_Stated exercise_:
Copy the lines below as they are; omit the images they contain.

_Given material_:
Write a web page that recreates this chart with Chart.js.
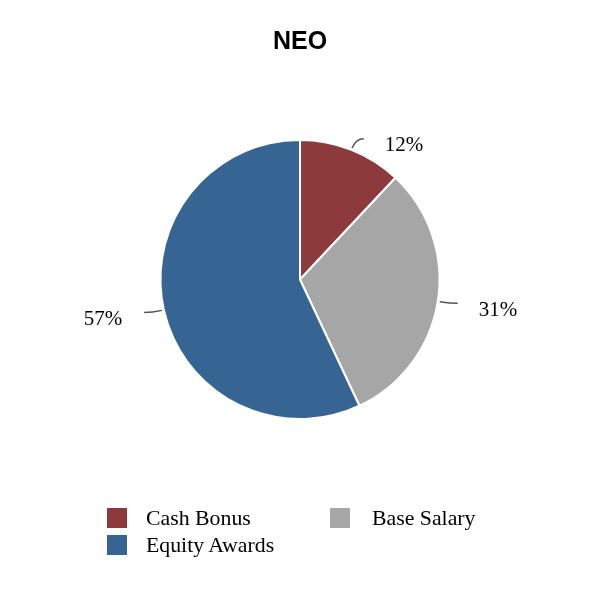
<!DOCTYPE html>
<html>
<head>
<meta charset="utf-8">
<script src="https://cdn.jsdelivr.net/npm/chart.js@4/dist/chart.umd.min.js"></script>
<style>
  html, body { margin: 0; padding: 0; background: #fff; }
  #wrap { position: relative; width: 600px; height: 600px; }
  #title { position: absolute; left: 0; top: 26px; width: 600px; text-align: center;
    font: bold 25px "Liberation Sans", Arial, sans-serif; color: #000; }
  .leg { position: absolute; font: 21.8px "Liberation Serif", "Times New Roman", serif; color: #000; line-height: 1; }
  .leg span.sw { position: absolute; left: 0; top: 0; width: 20px; height: 20px; }
  .leg span.tx { position: absolute; top: 0px; white-space: nowrap; }
</style>
</head>
<body>
<div id="wrap">
  <canvas id="c" width="600" height="600"></canvas>
  <div id="title">NEO</div>
</div>
<script>
const categories = ["Cash Bonus", "Base Salary", "Equity Awards"];
const values = [12, 31, 57];
const colors = ["#8C3A3B", "#A6A6A6", "#366593"];
const valueLabels = ["12%", "31%", "57%"];
const legendOrder = ["Cash Bonus", "Base Salary", "Equity Awards"];

const leaderPlugin = {
  id: 'leaders',
  afterDatasetsDraw(chart) {
    const ctx = chart.ctx;
    const meta = chart.getDatasetMeta(0);
    meta.data.forEach((arc, i) => {
      const p = arc.getProps(['x', 'y', 'startAngle', 'endAngle', 'outerRadius'], true);
      const mid = (p.startAngle + p.endAngle) / 2;
      const cx = Math.cos(mid), cy = Math.sin(mid);
      const r = p.outerRadius;
      const x1 = p.x + cx * (r + 2), y1 = p.y + cy * (r + 2);
      const xc = p.x + cx * (r + 12), yc = p.y + cy * (r + 12);
      const right = cx >= 0;
      const x2 = xc + (right ? 8 : -8), y2 = yc;
      ctx.save();
      ctx.strokeStyle = '#555';
      ctx.lineWidth = 1.5;
      ctx.beginPath();
      ctx.moveTo(x1, y1);
      ctx.quadraticCurveTo(xc, yc, x2, y2);
      ctx.stroke();
      ctx.fillStyle = '#000';
      ctx.font = '21px "Liberation Serif", "Times New Roman", serif';
      ctx.textBaseline = 'middle';
      ctx.textAlign = right ? 'left' : 'right';
      ctx.fillText(valueLabels[i], x2 + (right ? 21 : -22), y2 + 7);
      ctx.restore();
    });
  }
};

new Chart(document.getElementById('c'), {
  type: 'pie',
  data: {
    labels: categories,
    datasets: [{
      data: values,
      backgroundColor: colors,
      borderColor: '#ffffff',
      borderWidth: 2
    }]
  },
  options: {
    responsive: false,
    animation: false,
    layout: { padding: { left: 159.5, right: 159.5, top: 139, bottom: 180 } },
    plugins: { legend: { display: false }, tooltip: { enabled: false }, title: { display: false } }
  },
  plugins: [leaderPlugin]
});

// HTML legend built from the arrays
const wrap = document.getElementById('wrap');
const legPos = [[107, 508, 39], [330, 508, 42], [107, 535, 39]];
legendOrder.forEach((name, k) => {
  const idx = categories.indexOf(name);
  const d = document.createElement('div');
  d.className = 'leg';
  d.style.left = legPos[k][0] + 'px';
  d.style.top = legPos[k][1] + 'px';
  d.innerHTML = '<span class="sw" style="background:' + colors[idx] + '"></span><span class="tx" style="left:' + legPos[k][2] + 'px">' + name + '</span>';
  wrap.appendChild(d);
});
</script>
</body>
</html>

_Result_:
Write a web page that recreates this chart with Chart.js.
<!DOCTYPE html>
<html>
<head>
<meta charset="utf-8">
<script src="https://cdn.jsdelivr.net/npm/chart.js@4/dist/chart.umd.min.js"></script>
<style>
  html, body { margin: 0; padding: 0; background: #fff; }
  #wrap { position: relative; width: 600px; height: 600px; }
  #title { position: absolute; left: 0; top: 26px; width: 600px; text-align: center;
    font: bold 25px "Liberation Sans", Arial, sans-serif; color: #000; }
  .leg { position: absolute; font: 21.8px "Liberation Serif", "Times New Roman", serif; color: #000; line-height: 1; }
  .leg span.sw { position: absolute; left: 0; top: 0; width: 20px; height: 20px; }
  .leg span.tx { position: absolute; top: 0px; white-space: nowrap; }
</style>
</head>
<body>
<div id="wrap">
  <canvas id="c" width="600" height="600"></canvas>
  <div id="title">NEO</div>
</div>
<script>
const categories = ["Cash Bonus", "Base Salary", "Equity Awards"];
const values = [12, 31, 57];
const colors = ["#8C3A3B", "#A6A6A6", "#366593"];
const valueLabels = ["12%", "31%", "57%"];
const legendOrder = ["Cash Bonus", "Base Salary", "Equity Awards"];

const leaderPlugin = {
  id: 'leaders',
  afterDatasetsDraw(chart) {
    const ctx = chart.ctx;
    const meta = chart.getDatasetMeta(0);
    meta.data.forEach((arc, i) => {
      const p = arc.getProps(['x', 'y', 'startAngle', 'endAngle', 'outerRadius'], true);
      const mid = (p.startAngle + p.endAngle) / 2;
      const cx = Math.cos(mid), cy = Math.sin(mid);
      const r = p.outerRadius;
      const x1 = p.x + cx * (r + 2), y1 = p.y + cy * (r + 2);
      const xc = p.x + cx * (r + 12), yc = p.y + cy * (r + 12);
      const right = cx >= 0;
      const x2 = xc + (right ? 8 : -8), y2 = yc;
      ctx.save();
      ctx.strokeStyle = '#555';
      ctx.lineWidth = 1.5;
      ctx.beginPath();
      ctx.moveTo(x1, y1);
      ctx.quadraticCurveTo(xc, yc, x2, y2);
      ctx.stroke();
      ctx.fillStyle = '#000';
      ctx.font = '21px "Liberation Serif", "Times New Roman", serif';
      ctx.textBaseline = 'middle';
      ctx.textAlign = right ? 'left' : 'right';
      ctx.fillText(valueLabels[i], x2 + (right ? 21 : -22), y2 + 7);
      ctx.restore();
    });
  }
};

new Chart(document.getElementById('c'), {
  type: 'pie',
  data: {
    labels: categories,
    datasets: [{
      data: values,
      backgroundColor: colors,
      borderColor: '#ffffff',
      borderWidth: 2
    }]
  },
  options: {
    responsive: false,
    animation: false,
    layout: { padding: { left: 159.5, right: 159.5, top: 139, bottom: 180 } },
    plugins: { legend: { display: false }, tooltip: { enabled: false }, title: { display: false } }
  },
  plugins: [leaderPlugin]
});

// HTML legend built from the arrays
const wrap = document.getElementById('wrap');
const legPos = [[107, 508, 39], [330, 508, 42], [107, 535, 39]];
legendOrder.forEach((name, k) => {
  const idx = categories.indexOf(name);
  const d = document.createElement('div');
  d.className = 'leg';
  d.style.left = legPos[k][0] + 'px';
  d.style.top = legPos[k][1] + 'px';
  d.innerHTML = '<span class="sw" style="background:' + colors[idx] + '"></span><span class="tx" style="left:' + legPos[k][2] + 'px">' + name + '</span>';
  wrap.appendChild(d);
});
</script>
</body>
</html>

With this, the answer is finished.